I visited Panmunjom in 1998 while covering the U.S. Air Force in South Korea for Stars & Stripes. The so-called Truce Village straddling the DMZ is a surreal place, divided by a painted line that runs across its streets and through the interior of the huts where negotiations occur.
Big office buildings filled with nothing sit on either end of the village. They're both for show.
As my group descended the steps on our side, I paused to scrutinize the big North Korean building across from us through an enormous camera lens. The kind professional photographers use to cover football games.
I was startled to find myself looking directly into the face of a North Korean officer, who was looking back at me through a pair of huge binoculars.
We both looked up simultaneously, jaws hanging open in the universal symbol of surprise. Then shared a discreet laugh. Lest our companions see us being less than appropriately warlike.
It was the briefest moment of shared levity.
It would be a shame to kill that guy and everyone he's ever known just so Trump can lift his dismal presidential approval rating, which was at 37 percent the week ending Jan. 7. Before he casually insulted the portion of the world that exists outside the Democratic Socialist countries of Scandinavia and Europe.
One of the many surreal things about Panmunjom is the huge size disparity between the North and South Korean soldiers who patrol it.
South Koreans have gained an average of three inches on their Northern cousins since the Korean Peninsula was divided in 1950. Mostly due to their superior diet.
The discrepancy is quite pronounced in Panmunjom, where petite North Korea martial artists stand at attention on their side of the line of demarcation. Just a few feet from their strapping, pork-fed South Korean counterparts
As we moved inside the huts, the U.S. Army Sergeant leading my group warned us that the North Koreans sometimes come by to take a closer look at visitors. Which is military speak for “they're just as bored as we are.”

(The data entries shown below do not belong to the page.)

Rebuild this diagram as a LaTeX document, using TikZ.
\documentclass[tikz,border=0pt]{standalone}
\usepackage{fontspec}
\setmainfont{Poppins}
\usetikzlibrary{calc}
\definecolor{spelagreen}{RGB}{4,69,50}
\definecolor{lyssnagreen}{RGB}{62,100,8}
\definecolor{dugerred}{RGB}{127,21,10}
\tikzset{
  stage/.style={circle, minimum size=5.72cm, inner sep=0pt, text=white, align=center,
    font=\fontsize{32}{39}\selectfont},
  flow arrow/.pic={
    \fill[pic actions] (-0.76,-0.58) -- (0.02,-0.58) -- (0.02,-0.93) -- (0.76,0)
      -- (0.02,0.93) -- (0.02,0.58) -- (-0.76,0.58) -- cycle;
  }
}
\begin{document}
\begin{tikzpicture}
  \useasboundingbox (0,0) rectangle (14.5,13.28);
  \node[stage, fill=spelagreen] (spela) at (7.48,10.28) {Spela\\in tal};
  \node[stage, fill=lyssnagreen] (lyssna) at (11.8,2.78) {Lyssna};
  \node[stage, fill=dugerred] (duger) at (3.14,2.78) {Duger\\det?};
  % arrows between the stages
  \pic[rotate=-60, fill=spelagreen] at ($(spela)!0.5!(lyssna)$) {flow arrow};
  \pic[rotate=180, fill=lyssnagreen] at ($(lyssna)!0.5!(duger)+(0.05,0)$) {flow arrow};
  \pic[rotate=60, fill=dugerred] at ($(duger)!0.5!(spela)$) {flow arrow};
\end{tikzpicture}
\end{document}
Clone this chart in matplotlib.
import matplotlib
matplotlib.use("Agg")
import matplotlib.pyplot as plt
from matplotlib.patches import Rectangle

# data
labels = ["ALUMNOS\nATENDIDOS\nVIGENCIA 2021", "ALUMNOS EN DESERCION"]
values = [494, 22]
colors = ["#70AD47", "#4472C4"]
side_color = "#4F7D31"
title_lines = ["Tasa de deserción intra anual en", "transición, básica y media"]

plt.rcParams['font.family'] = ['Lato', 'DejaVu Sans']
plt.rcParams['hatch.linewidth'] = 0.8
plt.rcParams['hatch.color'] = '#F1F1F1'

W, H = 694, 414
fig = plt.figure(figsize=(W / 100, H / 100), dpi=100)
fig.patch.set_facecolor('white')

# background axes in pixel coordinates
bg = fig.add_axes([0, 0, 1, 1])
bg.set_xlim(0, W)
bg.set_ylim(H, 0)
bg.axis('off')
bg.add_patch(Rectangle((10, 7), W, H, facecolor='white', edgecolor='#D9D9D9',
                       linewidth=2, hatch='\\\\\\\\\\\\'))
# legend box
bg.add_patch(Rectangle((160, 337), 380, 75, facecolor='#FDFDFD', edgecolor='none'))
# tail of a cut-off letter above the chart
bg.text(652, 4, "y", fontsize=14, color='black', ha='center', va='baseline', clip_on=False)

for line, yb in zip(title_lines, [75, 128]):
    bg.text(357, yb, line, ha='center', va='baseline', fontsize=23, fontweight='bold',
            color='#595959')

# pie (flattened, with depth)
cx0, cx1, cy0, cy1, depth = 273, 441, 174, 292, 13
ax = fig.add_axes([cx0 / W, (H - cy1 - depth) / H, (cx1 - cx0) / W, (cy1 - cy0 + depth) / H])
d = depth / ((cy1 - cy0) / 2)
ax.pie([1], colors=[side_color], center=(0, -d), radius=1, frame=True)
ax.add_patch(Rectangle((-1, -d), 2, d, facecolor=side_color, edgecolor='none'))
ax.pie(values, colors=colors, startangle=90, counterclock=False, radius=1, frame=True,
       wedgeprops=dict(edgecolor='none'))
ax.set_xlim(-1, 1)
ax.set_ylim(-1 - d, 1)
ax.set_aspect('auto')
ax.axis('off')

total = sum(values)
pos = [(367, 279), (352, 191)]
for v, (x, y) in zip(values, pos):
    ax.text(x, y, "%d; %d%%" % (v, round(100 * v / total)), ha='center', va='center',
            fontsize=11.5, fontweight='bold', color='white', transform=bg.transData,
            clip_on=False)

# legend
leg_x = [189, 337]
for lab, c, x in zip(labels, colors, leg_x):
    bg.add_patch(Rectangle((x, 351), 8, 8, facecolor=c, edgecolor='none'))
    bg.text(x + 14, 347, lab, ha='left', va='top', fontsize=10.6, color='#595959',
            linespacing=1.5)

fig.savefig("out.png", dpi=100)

The sergeant then regaled us with tales of how the North Koreans shortened the legs of the American chairs so they wouldn’t have to look up at our guys during negotiations. They also trimmed the tiny poles holding the American flags on the table, so their own flags would rise above them.
Clearly, they're struggling to fill time at the isolated outpost.

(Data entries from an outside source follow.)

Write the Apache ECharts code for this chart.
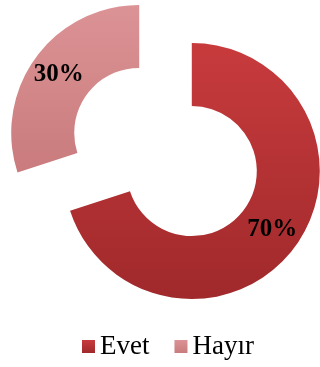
<!DOCTYPE html>
<html>
<head>
<meta charset="utf-8">
<script src="https://cdn.jsdelivr.net/npm/echarts@6/dist/echarts.min.js"></script>
<style>
html,body{margin:0;padding:0;background:#fff;}
#chart{width:320px;height:367px;}
</style>
</head>
<body>
<div id="chart"></div>
<script>
const categories = ['Evet', 'Hayır'];
const values = [70, 30];
const colorsTop = ['#C83B3D', '#DC9395'];
const colorsBottom = ['#A0292B', '#C97B7D'];

const chart = echarts.init(document.getElementById('chart'), null, {renderer: 'canvas'});
const data = categories.map((c, i) => ({
  name: c,
  value: values[i],
  selected: true,
  itemStyle: {
    color: new echarts.graphic.LinearGradient(0, 0, 0, 1, [
      {offset: 0, color: colorsTop[i]},
      {offset: 1, color: colorsBottom[i]}
    ])
  }
}));

chart.setOption({
  animation: false,
  legend: {
    bottom: 2,
    left: 77,
    icon: 'rect',
    itemWidth: 13,
    itemHeight: 13,
    itemGap: 25,
    selectedMode: false,
    textStyle: {fontFamily: 'Liberation Serif', fontSize: 27, color: '#000'}
  },
  series: [{
    type: 'pie',
    center: [165.5, 152],
    radius: [65, 128],
    startAngle: 90,
    clockwise: true,
    selectedMode: 'multiple',
    selectedOffset: 32.5,
    avoidLabelOverlap: false,
    emphasis: {disabled: true},
    label: {
      show: true,
      position: 'inside',
      formatter: '{d}%',
      fontFamily: 'Liberation Serif',
      fontWeight: 'bold',
      fontSize: 25,
      color: '#000'
    },
    labelLine: {show: false},
    data: data
  }]
});
</script>
</body>
</html>
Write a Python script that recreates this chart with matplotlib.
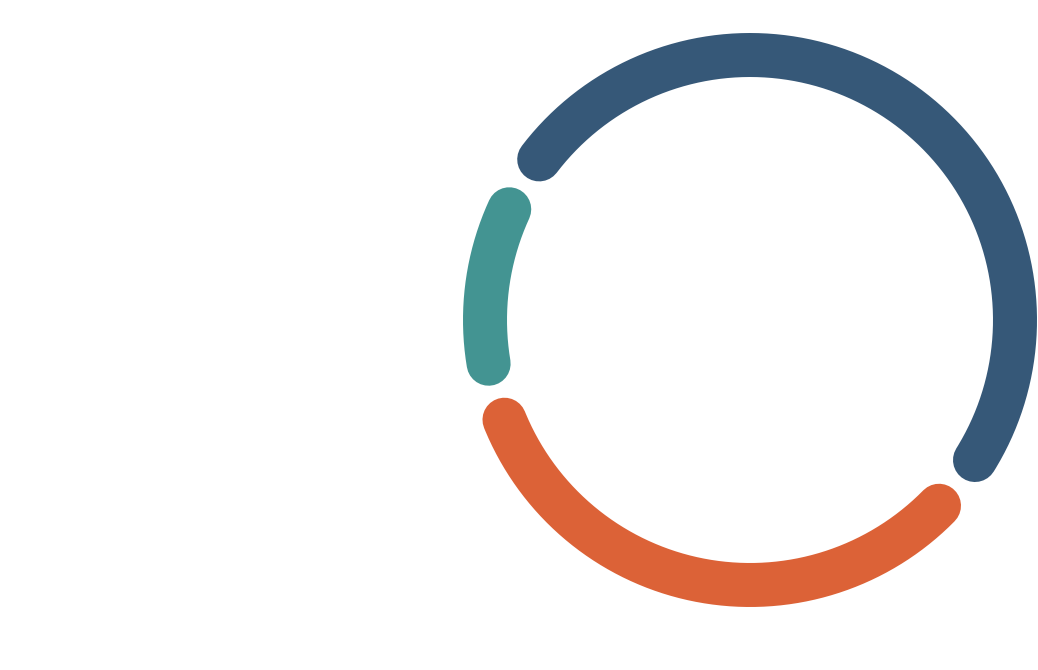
import numpy as np
import matplotlib.pyplot as plt

# Segment shares of the ring
labels = ['A', 'B', 'C']
values = [52, 35, 13]
colors = ['#365878', '#dc6237', '#439492']

# Ring geometry (pixels) and angular gap between segments
center = (750, 320)
radius = 265
ring_width = 44
gap_deg = 12.6
start_deg = 149.0

fig = plt.figure(figsize=(10.38, 6.70), dpi=100)
ax = fig.add_axes([0, 0, 1, 1])
ax.set_xlim(0, 1038)
ax.set_ylim(670, 0)
ax.set_aspect('equal')
ax.axis('off')

lw = ring_width * 72 / fig.dpi
total = sum(values)
angle = start_deg
for label, val, col in zip(labels, values, colors):
    span = val / total * 360
    a0 = np.radians(angle - gap_deg / 2)
    a1 = np.radians(angle - span + gap_deg / 2)
    t = np.linspace(a0, a1, 200)
    x = center[0] + radius * np.cos(t)
    y = center[1] - radius * np.sin(t)
    ax.plot(x, y, color=col, lw=lw, solid_capstyle='round', label=label)
    angle -= span

fig.savefig('out.png', dpi=100)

We’d already read about how the American soldiers stationed at Panmunjon were disciplined for feeding pizza to their starving North Koreans counterparts.

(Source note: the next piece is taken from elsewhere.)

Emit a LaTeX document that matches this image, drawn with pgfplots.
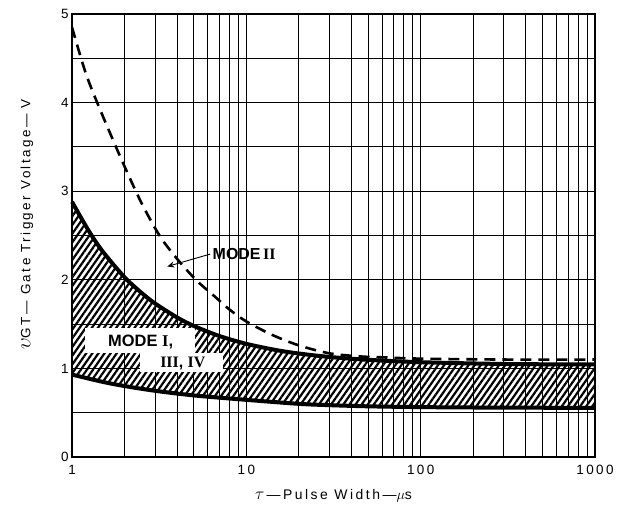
\documentclass[border=0pt]{standalone}
\usepackage{fontspec}
\setmainfont{Liberation Sans}[LetterSpace=18]
\newfontfamily\plain{Liberation Sans}
\newfontfamily\rmn{Liberation Serif}
\usepackage{pgfplots}
\usepackage{pgfplotstable}
\pgfplotsset{compat=1.18}
\usepgfplotslibrary{fillbetween}
\usetikzlibrary{patterns.meta,arrows.meta}

\pgfplotstableread{
x y
1 2.88
1.25 2.55
1.5 2.32
2 2.03
2.5 1.854
3 1.732
4 1.576
5 1.479
7 1.366
10 1.277
15 1.205
20 1.168
30 1.129
50 1.097
100 1.07
300 1.05
1000 1.044
}\tabU

\pgfplotstableread{
x y
1 0.93
1.5 0.848
2 0.801
3 0.747
5 0.695
10 0.645
20 0.60
30 0.585
50 0.572
100 0.563
300 0.557
1000 0.555
}\tabL

\pgfplotstableread{
x y
1 4.85
1.2 4.33
1.45 3.92
1.93 3.35
2.5 2.87
3.2 2.49
4.07 2.22
5.2 1.99
6.6 1.81
8 1.665
10 1.53
14 1.38
20 1.26
30 1.17
45 1.135
60 1.125
100 1.11
300 1.10
1000 1.10
}\tabD

\begin{document}
\begin{tikzpicture}
\begin{axis}[
 xmode=log, xmin=1, xmax=1000, ymin=0, ymax=5,
 scale only axis, width=523bp, height=443bp,
 xtick={1,10,100,1000}, xticklabels={1,10,100,1000},
 minor xtick={2,3,4,5,6,7,8,9,20,30,40,50,60,70,80,90,200,300,400,500,600,700,800,900},
 ytick={0,1,2,3,4,5}, minor ytick={0.5,1.5,2.5,3.5,4.5},
 grid=both,
 major grid style={black, line width=0.8bp},
 minor grid style={black, line width=0.8bp},
 major tick length=0pt, minor tick length=0pt,
 axis line style={black, line width=1.2bp},
 tick label style={font=\fontsize{13.5}{15}\selectfont},
 xticklabel style={yshift=-5bp},
 /pgf/number format/assume math mode=true,
 xlabel={{\fontsize{19}{19}\selectfont$\tau$}\,—Pulse Width—{\fontsize{15}{15}\selectfont$\mu$}s},
 ylabel={{\fontsize{20}{20}\selectfont$\upsilon$}GT— Gate Trigger Voltage— V},
 xlabel style={at={(rel axis cs:0.5,0)}, anchor=center, yshift=-39bp, font=\fontsize{14}{16}\selectfont},
 ylabel style={at={(rel axis cs:0,0.525)}, anchor=center, yshift=45bp, font=\fontsize{13.5}{16}\selectfont},
 clip=false,
]
\coordinate (BL) at (rel axis cs:0,0);
\coordinate (TR) at (rel axis cs:1,1);
\addplot[name path=U, draw=none, smooth] table {\tabU};
\addplot[name path=L, draw=none, smooth] table {\tabL};
\addplot[pattern={Lines[angle=55,distance=5bp,line width=2.2bp]}, draw=none] fill between[of=U and L];
\fill[white] (axis cs:1.19,1.17) rectangle (axis cs:5.1,1.456);
\fill[white] (axis cs:2.46,0.96) rectangle (axis cs:7.37,1.171);
\addplot[black, line width=4bp, smooth] table {\tabU};
\addplot[black, line width=4bp, smooth] table {\tabL};
\addplot[black, line width=2.6bp, dash pattern=on 11bp off 7bp, smooth] table {\tabD};
\node[anchor=west, inner sep=0pt, font=\fontsize{16.5}{18}\plain\bfseries] at (axis cs:1.61,1.30) {MODE {\rmn I},};
\node[anchor=west, inner sep=0pt, font=\fontsize{16}{18}\plain\bfseries] at (axis cs:3.2,1.06) {{\rmn III}, {\rmn IV}};
\node[anchor=west, inner sep=0pt, font=\fontsize{16}{18}\plain\bfseries] at (axis cs:6.4,2.29) {MODE{\rmn\,II}};
\draw[black, line width=0.9bp, -{Stealth[length=7bp,width=6bp]}] (axis cs:6.2,2.29) -- (axis cs:3.52,2.15);
\end{axis}
\pgfresetboundingbox
\path ([shift={(-72bp,-63bp)}]BL) rectangle ([shift={(39bp,14bp)}]TR);
\end{tikzpicture}
\end{document}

I can be a smartass and at some point I just got bored and drifted over the line into North Korea and stood there nonchalantly, waiting for the sergeant to notice me. Mostly so I could write some smart aleck shit like this someday about how I single-handed invaded North Korea and lived to tell the tale.
Apparently, I was not the first.
“Uh sir,” he said abruptly. “You want to come back over to our side now?”
Which I did.
What’s the moral of the story?
There’s a reason I’m not President of the United States and the fact that a clueless silver spoon like Trump actually has the job continues to amaze me.
Because Donald Trump makes me look like Albert Einstein, Nikola Tesla, and Marie Curie. Combined.
And that's saying something.
He makes the Cookie Monster look like Stephen Hawking.
What the hell is this buffoon still doing in The White House?
Let's go Robert Mueller. Get 'er done.
How friggin long does it take to impeach a bigoted moron suffering from dementia who thinks a McDonald's Happy Meal is good eating?